El último capítulo del libro está dedicado al entonces apenas emergente mercado de las micros hogareñas, y Amis hasta se permite incluir un par de juegos en BASIC (lenguaje de programación incorporado a la mayoría de esas máquinas), que valdría la pena digitar ahora en un emulador adecuado.

Es fácil reírse del Amis corto de vista, tanto como dejarse llevar por la nostalgia de aquellas épocas de gente que te mangueaba fichas o monedas, o que se paraba a tu lado para preguntarte si querías que “te pasaran” tal o cual enemigo difícil; una época de sabiduría callejera, digamos, de una cultura urbana llamada a desaparecer. El libro da cuenta perfectamente de esa época, y lo hace -pese a su tono apocalíptico en joda y/o en serio- de manera convincente, como la crónica de alguien inmerso en el asunto, aunque a veces uno no le crea que era tan genial con Defenders o Space Invaders, o que si no era tan bueno en Missile Comand era porque se trataba de un juego para japoneses (“cuando se ponen, esos tipos son vertiginosos. Su tasa de decisiones por segundo enarcaría las cejas de medio Cabo Kennedy. Mitad bongoseros, mitad concertistas de piano, parecen capaces de hacer dos o tres docenas de cosas a la vez. Lo único que uno puede hacer es mantenerse apartado y ver cómo echan humo”).

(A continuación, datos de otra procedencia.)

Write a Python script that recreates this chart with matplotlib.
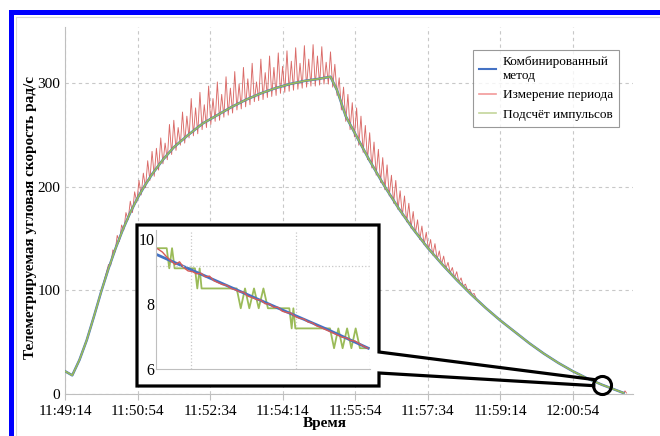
import numpy as np
import matplotlib.pyplot as plt
from matplotlib.lines import Line2D

plt.rcParams['font.family'] = ['Liberation Serif', 'DejaVu Serif']

# time in seconds from 11:49:14
tick_t = [0, 100, 200, 300, 400, 500, 600, 700]
tick_labels = ['11:49:14', '11:50:54', '11:52:34', '11:54:14',
               '11:55:54', '11:57:34', '11:59:14', '12:00:54']

# combined method / pulse count (main scale)
comb_t = [0, 10, 20, 30, 40, 50, 60, 70, 80, 90, 100, 110, 120, 135, 150, 170,
          190, 210, 230, 250, 270, 290, 310, 330, 350, 366, 375, 387, 400, 420,
          440, 460, 480, 500, 520, 540, 560, 580, 600, 620, 640, 660, 680, 700,
          720, 740, 755, 770]
comb_v = [22, 18, 33, 52, 75, 99, 121, 141, 159, 175, 189, 201, 212, 226, 238, 250,
          261, 269, 277, 284, 290, 295, 299, 302, 304, 306, 293, 268, 251, 225,
          201, 179, 159, 141, 125, 110, 96, 83, 71, 60, 49, 39, 30, 22,
          15, 9, 5, 1]
pulse_t = comb_t
pulse_v = comb_v

# period measurement: noisy part sampled every 3 s from t=60 to 567
red_head_t = [0, 10, 20, 30, 40, 50]
red_head_v = [22, 18, 33, 52, 75, 99]
red_noisy_v = [
    125, 124, 139, 137, 153, 147, 163, 158, 175, 168,
    186, 175, 195, 185, 206, 192, 213, 199, 225, 206,
    234, 210, 237, 216, 247, 222, 242, 226, 260, 231,
    264, 235, 257, 240, 272, 242, 268, 247, 285, 249,
    276, 251, 291, 255, 279, 257, 297, 260, 285, 263,
    301, 264, 289, 267, 306, 269, 295, 271, 311, 274,
    299, 275, 315, 277, 304, 279, 319, 282, 301, 283,
    323, 284, 310, 286, 326, 287, 315, 288, 329, 290,
    316, 291, 331, 292, 321, 293, 334, 294, 319, 295,
    336, 296, 323, 297, 337, 297, 326, 298, 335, 299,
    320, 299, 330, 296, 318, 288, 305, 274, 296, 263,
    289, 255, 281, 248, 276, 240, 268, 233, 259, 226,
    252, 218, 243, 211, 236, 204, 228, 197, 221, 191,
    211, 184, 206, 178, 196, 172, 191, 166, 184, 160,
    176, 155, 168, 149, 162, 144, 156, 139, 149, 134,
    145, 130, 138, 125, 133, 121, 127, 117, 122, 112,
    118, 108, 112, 104, 106, 100, 101, 96, 97, 92,
]
red_noisy_t0, red_noisy_dt = 60, 3
red_tail_t = [580, 600, 620, 640, 660, 680, 700, 720, 740, 755, 770, 772, 774]
red_tail_v = [83, 71, 60, 49, 39, 30, 22, 15, 9, 5, 1, 3, 1]

# inset (zoomed segment), x in percent of the inset window
ins_blue_p = [0.8, 20, 40, 60, 80, 99.2]
ins_blue_v = [9.51, 8.95, 8.37, 7.79, 7.22, 6.64]
ins_red_p = [0.8, 3, 5, 7, 9, 11, 13, 15, 17, 19, 21, 23, 25, 27, 29, 31, 33, 35,
             37, 39, 41, 43, 45, 47, 49, 51, 53, 55, 57, 59, 61, 63, 65, 67, 69,
             71, 73, 75, 77, 79, 81, 83, 85, 87, 89, 91, 93, 95, 97, 99]
ins_red_v = [9.70, 9.60, 9.45, 9.33, 9.22, 9.30, 9.12, 9.02, 9.00, 8.93, 8.95,
             8.84, 8.86, 8.72, 8.66, 8.60, 8.58, 8.48, 8.44, 8.38, 8.36, 8.24,
             8.20, 8.14, 8.12, 8.01, 8.00, 7.90, 7.90, 7.78, 7.74, 7.72, 7.62,
             7.56, 7.54, 7.45, 7.42, 7.33, 7.28, 7.22, 7.16, 7.10, 7.04, 6.98,
             6.96, 6.88, 6.86, 6.78, 6.70, 6.64]
ins_green_p = [0.8, 5.0, 6.2, 7.5, 8.7, 17.4, 18.2, 19.3, 20.4, 21.3, 37.7, 39.6,
               41.6, 43.6, 45.8, 48.0, 50.2, 52.3, 62.3, 63.4, 64.2, 65.1, 81.3,
               83.2, 85.2, 87.2, 89.3, 91.3, 93.3, 95.3, 97.3, 99.2]
ins_green_v = [9.72, 9.72, 9.10, 9.72, 9.10, 9.10, 9.10, 8.48, 9.10, 8.48, 8.48,
               7.87, 8.48, 7.87, 8.48, 7.87, 8.48, 7.87, 7.87, 7.25, 7.87, 7.25,
               7.25, 6.64, 7.25, 6.64, 7.25, 6.64, 7.25, 6.64, 6.64, 6.64]

# zoomed point on the main curve
zoom_t, zoom_v = 740, 9

legend_labels = ['Комбинированный\nметод', 'Измерение периода', 'Подсчёт импульсов']

BLUE = '#4472c4'
RED = '#d65a57'
GREEN = '#9bbb59'
GRID = '#c8c8c8'
SPINE = '#bfbfbf'

W, H = 660, 436


def px(x, y):
    # image pixel -> figure fraction
    return x / W, 1 - y / H


fig = plt.figure(figsize=(W / 100, H / 100), dpi=100)
ax = fig.add_axes([65 / W, 1 - 394 / H, 568 / W, 367 / H])

red_t = (red_head_t
         + list(red_noisy_t0 + red_noisy_dt * np.arange(len(red_noisy_v)))
         + red_tail_t)
red_v = red_head_v + red_noisy_v + red_tail_v

ax.plot(red_t, red_v, color=RED, lw=0.65, alpha=0.9, zorder=2)
ax.plot(comb_t, comb_v, color=BLUE, lw=1.8, zorder=3)
ax.plot(pulse_t, pulse_v, color=GREEN, lw=1.2, zorder=4)

ax.set_xlim(0, 783)
ax.set_ylim(0, 354)
ax.set_xticks(tick_t)
ax.set_xticklabels(tick_labels)
ax.set_yticks([0, 100, 200, 300])
ax.grid(True, color=GRID, ls=(0, (3, 3)), lw=0.8)
ax.set_axisbelow(True)
for s in ['top', 'right']:
    ax.spines[s].set_visible(False)
for s in ['left', 'bottom']:
    ax.spines[s].set_color(SPINE)
ax.tick_params(axis='x', length=4, color=SPINE, labelsize=11, pad=4)
ax.tick_params(axis='y', length=0, labelsize=11, pad=3.5)

ax.set_ylabel('Телеметрируемая угловая скорость рад/с', fontsize=11, fontweight='bold')
ax.yaxis.set_label_coords(-0.05, 0.48)
ax.set_xlabel('Время', fontsize=11, fontweight='bold')
ax.xaxis.set_label_coords(0.458, -0.063)

handles = [Line2D([], [], color=BLUE, lw=1.5),
           Line2D([], [], color='#f29a9a', lw=1.2),
           Line2D([], [], color='#c3d69b', lw=1.2)]
leg = ax.legend(handles, legend_labels, loc='upper left', bbox_to_anchor=(0.718, 0.937),
                fontsize=9.5, frameon=True, fancybox=False, edgecolor='#808080',
                handlelength=1.3, handletextpad=0.5, labelspacing=0.55,
                borderpad=0.45, borderaxespad=0)
leg.get_frame().set_linewidth(0.8)

# circle on the zoomed point
ax.plot([zoom_t], [zoom_v], marker='o', ms=13, mfc='none', mec='black', mew=2.2,
        clip_on=False, zorder=6)

# white box behind the inset
box = plt.Rectangle(px(137, 386), 242 / W, 161 / H, transform=fig.transFigure,
                    facecolor='white', edgecolor='none', zorder=1)
fig.patches.append(box)

# callout outline
cx, cy = fig.transFigure.inverted().transform(ax.transData.transform((zoom_t, zoom_v)))
up_end = (cx - 7 / W, cy + 5 / H)
lo_end = (cx - 8 / W, cy - 1 / H)
outline = [up_end, px(379, 352), px(379, 225), px(137, 225), px(137, 386),
           px(379, 386), px(379, 373), lo_end]
fig.lines.append(Line2D([p[0] for p in outline], [p[1] for p in outline],
                        transform=fig.transFigure, color='black', lw=2.3,
                        solid_joinstyle='miter', zorder=5))

# inset axes
axi = fig.add_axes([156 / W, 1 - 369 / H, 214 / W, 139 / H], zorder=3)
axi.set_facecolor('white')
axi.plot(ins_green_p, ins_green_v, color=GREEN, lw=1.3)
axi.plot(ins_blue_p, ins_blue_v, color=BLUE, lw=2.0)
axi.plot(ins_red_p, ins_red_v, color=RED, lw=1.0)
axi.set_xlim(0, 100)
axi.set_ylim(6, 10.28)
axi.set_yticks([6, 8, 10])
axi.set_xticks([16.4, 65.3, 100])
axi.set_xticklabels([])
axi.grid(True, axis='x', color=GRID, ls=':', lw=0.9)
axi.axhline(9.18, color=GRID, ls=':', lw=0.9)
for s in ['top', 'right']:
    axi.spines[s].set_visible(False)
for s in ['left', 'bottom']:
    axi.spines[s].set_color(SPINE)
axi.tick_params(length=0, labelsize=11.5, pad=1)

# blue frame around the figure
fig.lines.append(Line2D([10.8 / W, 10.8 / W, 1.0], [0.0, 1 - 12 / H, 1 - 12 / H],
                        transform=fig.transFigure, color='#0000ff', lw=3.6,
                        solid_joinstyle='miter'))
fig.lines.append(Line2D([16 / W, 16 / W, 1.0], [0.0, 1 - 17 / H, 1 - 17 / H],
                        transform=fig.transFigure, color='#d8d8d8', lw=0.8))

fig.savefig('out.png', dpi=100)
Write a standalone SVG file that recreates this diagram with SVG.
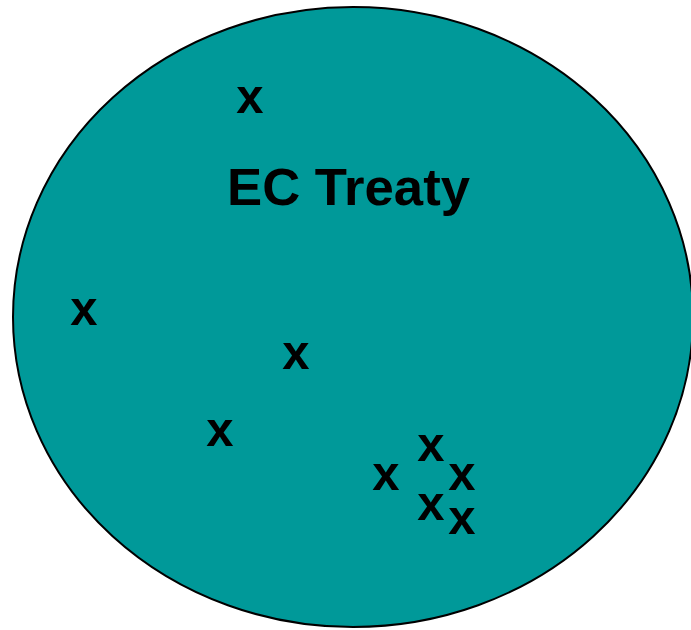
<svg xmlns="http://www.w3.org/2000/svg" width="691" height="630" viewBox="0 0 691 630">
<style>
.m{font-family:"Liberation Sans",Arial,sans-serif;font-weight:bold;font-size:49px;fill:#000;text-anchor:middle}
.t{font-family:"Liberation Sans",Arial,sans-serif;font-weight:bold;font-size:52px;fill:#000}
</style>
<rect width="691" height="630" fill="#fff"/>
<g id="ec-treaty">
<ellipse cx="353" cy="317" rx="340" ry="310" fill="#009999" stroke="#000" stroke-width="2"/>
<text class="t" x="227" y="205" textLength="243" lengthAdjust="spacingAndGlyphs">EC Treaty</text>
</g>
<g id="marks">
<text class="m" x="250" y="113">x</text>
<text class="m" x="84" y="325">x</text>
<text class="m" x="296" y="369">x</text>
<text class="m" x="220" y="446">x</text>
<text class="m" x="386" y="490">x</text>
<text class="m" x="431" y="461">x</text>
<text class="m" x="462" y="490">x</text>
<text class="m" x="431" y="520">x</text>
<text class="m" x="462" y="534">x</text>
</g>
</svg>
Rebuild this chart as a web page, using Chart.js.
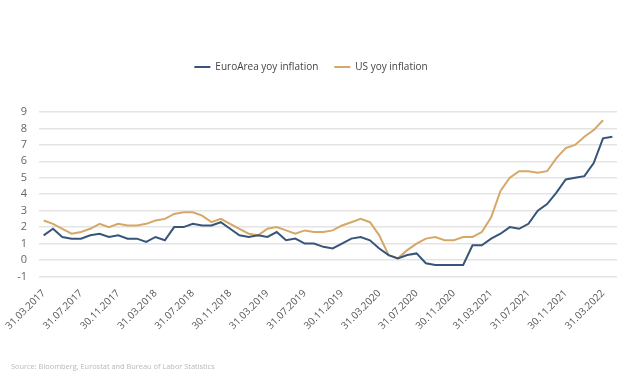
<!DOCTYPE html>
<html>
<head>
<meta charset="utf-8">
<title>EuroArea vs US yoy inflation</title>
<script src="https://cdn.jsdelivr.net/npm/chart.js@4/dist/chart.umd.min.js"></script>
<style>
  html, body { margin: 0; padding: 0; background: #fff; }
  #wrap { position: relative; width: 640px; height: 380px; }
  #source {
    position: absolute; left: 11px; top: 361px;
    font-family: "Open Sans", sans-serif; font-size: 7.4px; color: #b8b8b8;
  }
</style>
</head>
<body>
<div id="wrap">
  <canvas id="myChart" width="640" height="380"></canvas>
  <div id="source">Source: Bloomberg, Eurostat and Bureau of Labor Statistics</div>
</div>

<script type="text/javascript">
// month-end dates, Mar 2017 .. Apr 2022
const DATES = [
  '31.03.2017','30.04.2017','31.05.2017','30.06.2017','31.07.2017','31.08.2017','30.09.2017','31.10.2017','30.11.2017','31.12.2017',
  '31.01.2018','28.02.2018','31.03.2018','30.04.2018','31.05.2018','30.06.2018','31.07.2018','31.08.2018','30.09.2018','31.10.2018','30.11.2018','31.12.2018',
  '31.01.2019','28.02.2019','31.03.2019','30.04.2019','31.05.2019','30.06.2019','31.07.2019','31.08.2019','30.09.2019','31.10.2019','30.11.2019','31.12.2019',
  '31.01.2020','29.02.2020','31.03.2020','30.04.2020','31.05.2020','30.06.2020','31.07.2020','31.08.2020','30.09.2020','31.10.2020','30.11.2020','31.12.2020',
  '31.01.2021','28.02.2021','31.03.2021','30.04.2021','31.05.2021','30.06.2021','31.07.2021','31.08.2021','30.09.2021','31.10.2021','30.11.2021','31.12.2021',
  '31.01.2022','28.02.2022','31.03.2022','30.04.2022'
];

const EURO_AREA = [
  1.5, 1.9, 1.4, 1.3, 1.3, 1.5, 1.6, 1.4, 1.5, 1.3,
  1.3, 1.1, 1.4, 1.2, 2.0, 2.0, 2.2, 2.1, 2.1, 2.3, 1.9, 1.5,
  1.4, 1.5, 1.4, 1.7, 1.2, 1.3, 1.0, 1.0, 0.8, 0.7, 1.0, 1.3,
  1.4, 1.2, 0.7, 0.3, 0.1, 0.3, 0.4, -0.2, -0.3, -0.3, -0.3, -0.3,
  0.9, 0.9, 1.3, 1.6, 2.0, 1.9, 2.2, 3.0, 3.4, 4.1, 4.9, 5.0,
  5.1, 5.9, 7.4, 7.5
];

const US = [
  2.4, 2.2, 1.9, 1.6, 1.7, 1.9, 2.2, 2.0, 2.2, 2.1,
  2.1, 2.2, 2.4, 2.5, 2.8, 2.9, 2.9, 2.7, 2.3, 2.5, 2.2, 1.9,
  1.6, 1.5, 1.9, 2.0, 1.8, 1.6, 1.8, 1.7, 1.7, 1.8, 2.1, 2.3,
  2.5, 2.3, 1.5, 0.3, 0.1, 0.6, 1.0, 1.3, 1.4, 1.2, 1.2, 1.4,
  1.4, 1.7, 2.6, 4.2, 5.0, 5.4, 5.4, 5.3, 5.4, 6.2, 6.8, 7.0,
  7.5, 7.9, 8.5, null
];

const Y_MIN = -1;
const Y_MAX = 9;
const LABEL_EVERY = 4;

const BLUE = '#37557a';
const GOLD = '#d5a867';

Chart.defaults.font.family = '"Open Sans", sans-serif';

// leave more room between legend and plot, nudge legend a bit left
const legendGap = {
  id: 'legendGap',
  beforeInit(chart) {
    const fit = chart.legend.fit;
    chart.legend.fit = function() {
      fit.bind(chart.legend)();
      this.height += 30;
    };
  },
  afterLayout(chart) {
    chart.legend.left -= 5;
    chart.legend.right -= 5;
  }
};

const ctx = document.getElementById('myChart');
const myChart = new Chart(ctx, {
  type: 'line',
  data: {
    labels: DATES,
    datasets: [
      {
        label: 'EuroArea yoy inflation',
        data: EURO_AREA,
        borderColor: BLUE,
        backgroundColor: BLUE,
        borderWidth: 2,
        pointRadius: 0,
        tension: 0
      },
      {
        label: 'US yoy inflation',
        data: US,
        borderColor: GOLD,
        backgroundColor: GOLD,
        borderWidth: 2,
        pointRadius: 0,
        tension: 0
      }
    ]
  },
  options: {
    responsive: false,
    animation: false,
    layout: { padding: { top: 46, left: 15, right: 23, bottom: 45 } },
    plugins: {
      legend: {
        position: 'top',
        labels: {
          usePointStyle: true,
          pointStyle: 'line',
          pointStyleWidth: 16,
          boxHeight: 2,
          color: '#444',
          font: { size: 10 },
          padding: 16
        }
      },
      tooltip: { enabled: false }
    },
    scales: {
      x: {
        offset: true,
        grid: { display: false },
        border: { display: false },
        afterFit(scale) {
          // rotated labels may spill left past the plot, like the original
          scale.paddingLeft = 0;
          scale.paddingRight = 0;
        },
        ticks: {
          autoSkip: false,
          maxRotation: 45,
          minRotation: 45,
          color: '#555',
          font: { size: 10 },
          callback: function(val, i) {
            return i % LABEL_EVERY === 0 ? this.getLabelForValue(val) : null;
          }
        }
      },
      y: {
        min: Y_MIN,
        max: Y_MAX,
        border: { display: false },
        grid: { color: '#e4e4e4', lineWidth: 1.5, drawTicks: false },
        afterFit(scale) {
          scale.width = 24;
        },
        ticks: {
          stepSize: 1,
          color: '#666',
          font: { size: 11 },
          padding: 12
        }
      }
    }
  },
  plugins: [legendGap]
});
</script>
</body>
</html>
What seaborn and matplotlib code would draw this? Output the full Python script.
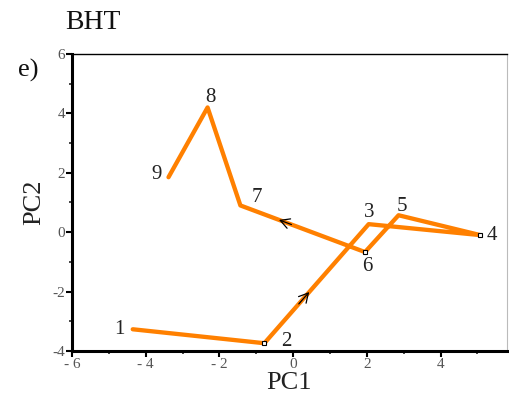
import matplotlib
matplotlib.use("Agg")
import matplotlib.pyplot as plt
import seaborn as sns
import numpy as np
import pandas as pd
from matplotlib.ticker import MultipleLocator

sns.set_theme(style="white")
plt.rcParams['font.family'] = ['Liberation Serif', 'DejaVu Serif']

labels = ["1", "2", "3", "4", "5", "6", "7", "8", "9"]
pc1 = [-4.35, -0.78, 2.05, 5.08, 2.86, 1.95, -1.43, -2.32, -3.38]
pc2 = [-3.27, -3.74, 0.27, -0.10, 0.57, -0.67, 0.90, 4.20, 1.85]
x_ticks = [-6, -4, -2, 0, 2, 4]
x_ticklabels = ["- 6", "- 4", "- 2", "0", "2", "4"]
y_ticks = [-4, -2, 0, 2, 4, 6]
y_ticklabels = ["-4", "-2", "0", "2", "4", "6"]

df = pd.DataFrame({"PC1": pc1, "PC2": pc2, "label": labels})

fig = plt.figure(figsize=(5.10, 3.97), dpi=100)
ax = fig.add_axes([0.141, 0.116, 0.853, 0.748])

sns.lineplot(data=df, x="PC1", y="PC2", sort=False, estimator=None,
             color="#FF8000", linewidth=3.1, ax=ax, zorder=2)

# small square markers
for i in [1, 3, 5]:
    ax.plot(pc1[i], pc2[i], marker="s", ms=3, mfc="white", mec="black", mew=0.8, zorder=3)

# direction arrows along segments
for seg, t in [(1, 0.38), (5, 0.64)]:
    x0, y0 = pc1[seg], pc2[seg]
    x1, y1 = pc1[seg + 1], pc2[seg + 1]
    xm, ym = x0 + t * (x1 - x0), y0 + t * (y1 - y0)
    dx, dy = (x1 - x0) * 0.05, (y1 - y0) * 0.05
    ax.annotate("", xy=(xm + dx, ym + dy), xytext=(xm - dx, ym - dy),
                arrowprops=dict(arrowstyle="->,head_length=0.55,head_width=0.3",
                                color="black", lw=0.9, shrinkA=0, shrinkB=0),
                zorder=4)

offsets = {"1": (-0.22, 0.0, "right", "center"),
           "2": (0.46, 0.05, "left", "center"),
           "3": (0.0, 0.38, "center", "center"),
           "4": (0.16, -0.02, "left", "center"),
           "5": (0.1, 0.3, "center", "center"),
           "6": (0.05, -0.48, "center", "center"),
           "7": (0.45, 0.28, "center", "center"),
           "8": (0.08, 0.33, "center", "center"),
           "9": (-0.17, 0.08, "right", "center")}
for x, y, lab in zip(pc1, pc2, labels):
    dx, dy, ha, va = offsets[lab]
    ax.text(x + dx, y + dy, lab, fontsize=15, ha=ha, va=va, color="#222222")

ax.set_xlim(-6, 5.8)
ax.set_ylim(-4, 6)
ax.set_xticks(x_ticks)
ax.set_xticklabels(x_ticklabels)
ax.set_yticks(y_ticks)
ax.set_yticklabels(y_ticklabels)
ax.xaxis.set_minor_locator(MultipleLocator(1))
ax.yaxis.set_minor_locator(MultipleLocator(1))
ax.tick_params(axis="both", which="major", direction="out", length=4, width=1.5,
               labelsize=11, colors="black", labelcolor="#555555", pad=1,
               bottom=True, left=True)
ax.tick_params(axis="both", which="minor", direction="out", length=2.5, width=1.2,
               bottom=True, left=True)

for side in ["left", "bottom"]:
    ax.spines[side].set_linewidth(2.2)
    ax.spines[side].set_color("black")
ax.spines["top"].set_linewidth(1.0)
ax.spines["top"].set_color("black")
ax.spines["right"].set_linewidth(0.8)
ax.spines["right"].set_color("#bbbbbb")

ax.set_xlabel("PC1", fontsize=19, color="#222222", labelpad=1)
ax.set_ylabel("PC2", fontsize=19, color="#222222", labelpad=5)

fig.text(0.128, 0.927, "BHT", fontsize=20, color="#111111", ha="left", va="baseline")
fig.text(0.035, 0.823, "e)", fontsize=19, color="#111111", ha="left", va="center")

fig.savefig("out.png", dpi=100)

Por cierto, la cita anterior da una idea perfecta del tono del libro, de su poesía casi ciberpunk. Y si se pasa de la nostalgia por los videojuegos que uno jugó en la infancia, e incluso si se tiene poco o nulo interés en la evolución contemporánea de la tecnología, el arte y la cultura pop (me dicen que hay gente así, pero me cuesta creerlo) o si no se es fan de Martin Amis, de todos modos La invasión de los marcianitos (más allá de la hermosísima edición de tapa dura y páginas a color, con fotos y pósters de época) se convierte en un gran ejemplo de crónica gonzo, deslumbrantemente bien escrito, y de los libros más divertidos que hay por ahí.

La invasión de los marcianitos

De Martin Amis. Malpaso, 158 páginas.